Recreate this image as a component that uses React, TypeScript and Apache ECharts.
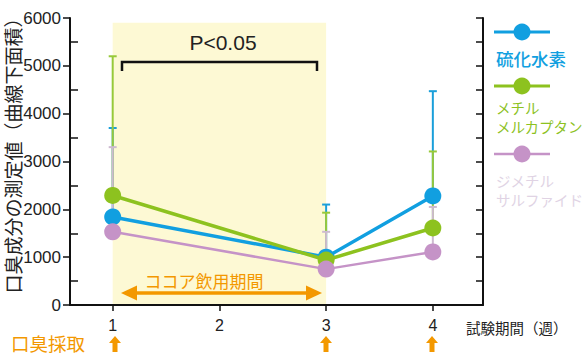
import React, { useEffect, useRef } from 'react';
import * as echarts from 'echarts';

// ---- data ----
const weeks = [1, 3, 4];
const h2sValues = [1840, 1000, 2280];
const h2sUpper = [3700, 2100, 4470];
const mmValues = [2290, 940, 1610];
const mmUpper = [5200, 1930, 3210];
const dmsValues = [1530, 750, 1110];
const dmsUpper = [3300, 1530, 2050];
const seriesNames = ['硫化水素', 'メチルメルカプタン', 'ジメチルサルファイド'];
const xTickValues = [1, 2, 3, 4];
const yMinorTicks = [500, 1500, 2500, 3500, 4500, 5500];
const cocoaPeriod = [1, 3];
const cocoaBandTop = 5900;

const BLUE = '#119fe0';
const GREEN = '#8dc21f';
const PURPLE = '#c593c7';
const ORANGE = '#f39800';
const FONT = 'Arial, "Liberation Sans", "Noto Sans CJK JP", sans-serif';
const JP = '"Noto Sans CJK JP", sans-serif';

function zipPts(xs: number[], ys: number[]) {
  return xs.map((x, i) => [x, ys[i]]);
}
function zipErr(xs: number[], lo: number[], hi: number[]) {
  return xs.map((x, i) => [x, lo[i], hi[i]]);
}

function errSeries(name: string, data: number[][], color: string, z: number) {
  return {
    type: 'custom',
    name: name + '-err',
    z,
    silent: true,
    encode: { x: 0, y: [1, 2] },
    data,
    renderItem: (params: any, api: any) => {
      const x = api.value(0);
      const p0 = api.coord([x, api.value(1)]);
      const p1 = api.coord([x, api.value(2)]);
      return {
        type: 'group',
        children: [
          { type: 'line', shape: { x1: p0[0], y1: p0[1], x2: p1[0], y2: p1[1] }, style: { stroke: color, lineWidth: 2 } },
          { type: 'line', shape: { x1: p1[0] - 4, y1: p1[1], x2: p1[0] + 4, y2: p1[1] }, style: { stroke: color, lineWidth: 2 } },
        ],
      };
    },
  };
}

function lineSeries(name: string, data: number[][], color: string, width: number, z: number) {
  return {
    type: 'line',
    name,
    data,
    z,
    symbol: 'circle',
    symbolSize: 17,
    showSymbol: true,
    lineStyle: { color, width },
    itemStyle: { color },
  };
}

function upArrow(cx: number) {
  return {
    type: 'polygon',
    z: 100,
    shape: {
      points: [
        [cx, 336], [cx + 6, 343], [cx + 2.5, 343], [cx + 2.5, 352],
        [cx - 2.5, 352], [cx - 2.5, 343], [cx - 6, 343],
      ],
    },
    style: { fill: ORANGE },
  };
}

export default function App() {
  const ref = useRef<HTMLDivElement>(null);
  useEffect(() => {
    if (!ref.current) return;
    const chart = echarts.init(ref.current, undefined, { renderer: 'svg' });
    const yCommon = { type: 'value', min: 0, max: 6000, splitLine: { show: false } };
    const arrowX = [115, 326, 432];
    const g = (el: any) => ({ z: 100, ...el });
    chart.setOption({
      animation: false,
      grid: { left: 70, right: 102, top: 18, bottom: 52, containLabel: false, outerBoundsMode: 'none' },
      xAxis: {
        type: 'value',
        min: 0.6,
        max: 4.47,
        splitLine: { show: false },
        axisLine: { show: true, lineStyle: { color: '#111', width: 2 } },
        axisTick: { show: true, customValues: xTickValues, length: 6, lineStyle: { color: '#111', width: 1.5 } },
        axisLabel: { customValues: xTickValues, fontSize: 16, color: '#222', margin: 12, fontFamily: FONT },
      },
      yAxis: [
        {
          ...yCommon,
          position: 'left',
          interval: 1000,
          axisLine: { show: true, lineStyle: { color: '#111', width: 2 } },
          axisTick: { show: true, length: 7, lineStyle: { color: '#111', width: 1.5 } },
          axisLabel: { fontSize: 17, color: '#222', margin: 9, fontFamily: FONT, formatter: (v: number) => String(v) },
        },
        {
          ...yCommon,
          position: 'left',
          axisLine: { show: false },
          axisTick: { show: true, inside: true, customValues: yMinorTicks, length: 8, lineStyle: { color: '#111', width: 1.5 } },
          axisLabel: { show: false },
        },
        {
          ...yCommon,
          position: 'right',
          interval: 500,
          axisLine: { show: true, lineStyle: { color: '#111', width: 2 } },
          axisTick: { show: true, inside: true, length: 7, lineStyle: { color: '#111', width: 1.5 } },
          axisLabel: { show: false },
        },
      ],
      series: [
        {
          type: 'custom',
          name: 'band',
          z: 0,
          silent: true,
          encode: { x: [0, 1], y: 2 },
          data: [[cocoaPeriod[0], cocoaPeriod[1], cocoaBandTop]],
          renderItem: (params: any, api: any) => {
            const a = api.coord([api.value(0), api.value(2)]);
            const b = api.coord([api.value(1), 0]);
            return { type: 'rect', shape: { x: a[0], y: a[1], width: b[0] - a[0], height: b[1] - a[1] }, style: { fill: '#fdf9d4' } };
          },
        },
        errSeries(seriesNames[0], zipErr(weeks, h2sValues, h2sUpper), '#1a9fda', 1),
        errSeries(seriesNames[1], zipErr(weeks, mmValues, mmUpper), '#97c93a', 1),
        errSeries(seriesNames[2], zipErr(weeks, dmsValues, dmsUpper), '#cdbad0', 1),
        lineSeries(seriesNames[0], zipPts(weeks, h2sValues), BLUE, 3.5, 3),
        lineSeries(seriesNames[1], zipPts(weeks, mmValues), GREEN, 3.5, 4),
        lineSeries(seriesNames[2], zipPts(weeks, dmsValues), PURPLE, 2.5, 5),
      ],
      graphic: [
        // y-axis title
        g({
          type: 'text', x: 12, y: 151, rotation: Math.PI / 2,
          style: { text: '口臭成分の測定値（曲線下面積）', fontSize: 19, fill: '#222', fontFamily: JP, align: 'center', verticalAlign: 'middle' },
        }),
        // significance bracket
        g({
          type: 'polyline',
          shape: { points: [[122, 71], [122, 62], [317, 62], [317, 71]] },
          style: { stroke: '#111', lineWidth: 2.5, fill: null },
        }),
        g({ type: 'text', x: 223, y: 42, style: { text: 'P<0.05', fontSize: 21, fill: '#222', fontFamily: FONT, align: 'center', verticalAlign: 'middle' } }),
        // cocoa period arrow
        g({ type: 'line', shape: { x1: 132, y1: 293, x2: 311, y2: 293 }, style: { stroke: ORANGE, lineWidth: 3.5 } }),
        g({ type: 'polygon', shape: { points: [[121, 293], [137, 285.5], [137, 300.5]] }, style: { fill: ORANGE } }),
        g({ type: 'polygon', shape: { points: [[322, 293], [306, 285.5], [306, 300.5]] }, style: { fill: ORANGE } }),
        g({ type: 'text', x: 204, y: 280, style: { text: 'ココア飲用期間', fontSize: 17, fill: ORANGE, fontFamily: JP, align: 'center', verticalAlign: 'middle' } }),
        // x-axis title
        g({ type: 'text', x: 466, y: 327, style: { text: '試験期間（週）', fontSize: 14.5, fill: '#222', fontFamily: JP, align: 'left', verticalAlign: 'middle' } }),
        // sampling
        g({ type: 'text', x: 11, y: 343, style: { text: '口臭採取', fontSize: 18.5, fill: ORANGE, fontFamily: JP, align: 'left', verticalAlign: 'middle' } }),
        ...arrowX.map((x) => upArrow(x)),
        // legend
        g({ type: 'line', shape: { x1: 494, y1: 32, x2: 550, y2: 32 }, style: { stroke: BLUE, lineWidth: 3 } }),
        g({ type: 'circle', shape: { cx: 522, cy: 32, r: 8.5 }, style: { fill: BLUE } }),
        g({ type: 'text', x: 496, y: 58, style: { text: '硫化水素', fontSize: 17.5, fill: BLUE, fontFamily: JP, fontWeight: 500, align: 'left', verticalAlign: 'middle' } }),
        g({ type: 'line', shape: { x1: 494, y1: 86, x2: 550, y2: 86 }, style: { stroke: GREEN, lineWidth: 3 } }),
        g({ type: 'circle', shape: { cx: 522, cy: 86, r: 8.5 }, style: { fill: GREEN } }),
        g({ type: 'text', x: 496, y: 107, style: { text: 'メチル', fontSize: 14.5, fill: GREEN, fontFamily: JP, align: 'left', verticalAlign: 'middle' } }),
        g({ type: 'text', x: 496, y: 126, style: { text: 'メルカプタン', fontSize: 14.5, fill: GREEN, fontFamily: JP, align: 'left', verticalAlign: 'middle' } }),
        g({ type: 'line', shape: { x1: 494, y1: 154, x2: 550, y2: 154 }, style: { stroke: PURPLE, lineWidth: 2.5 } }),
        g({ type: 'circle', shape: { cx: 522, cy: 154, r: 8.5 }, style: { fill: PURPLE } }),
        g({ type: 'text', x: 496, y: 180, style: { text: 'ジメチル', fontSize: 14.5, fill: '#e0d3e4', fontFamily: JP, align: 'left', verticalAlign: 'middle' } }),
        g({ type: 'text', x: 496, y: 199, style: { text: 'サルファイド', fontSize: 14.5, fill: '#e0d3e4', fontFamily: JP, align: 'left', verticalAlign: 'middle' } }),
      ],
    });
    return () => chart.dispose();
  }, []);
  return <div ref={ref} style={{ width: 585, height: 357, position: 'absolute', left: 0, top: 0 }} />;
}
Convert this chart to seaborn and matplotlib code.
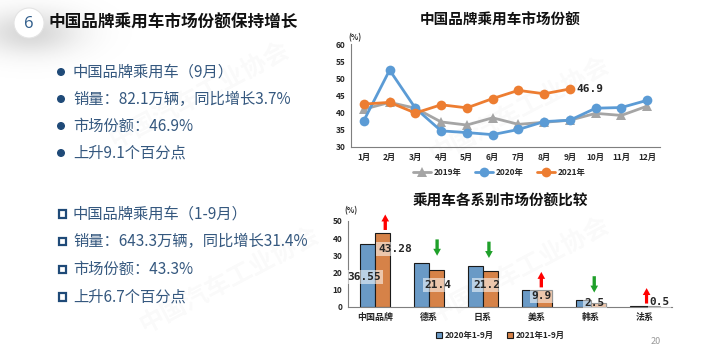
+ + + +
■ **Stated problem**
Return the material line for line, from its beginning to the line that contains "import * as echarts from 'echarts';", with the pictures left out.

■ **Answer**
Recreate this image as a component that uses React, TypeScript and Apache ECharts.
import React, { useEffect, useRef } from 'react';
import * as echarts from 'echarts';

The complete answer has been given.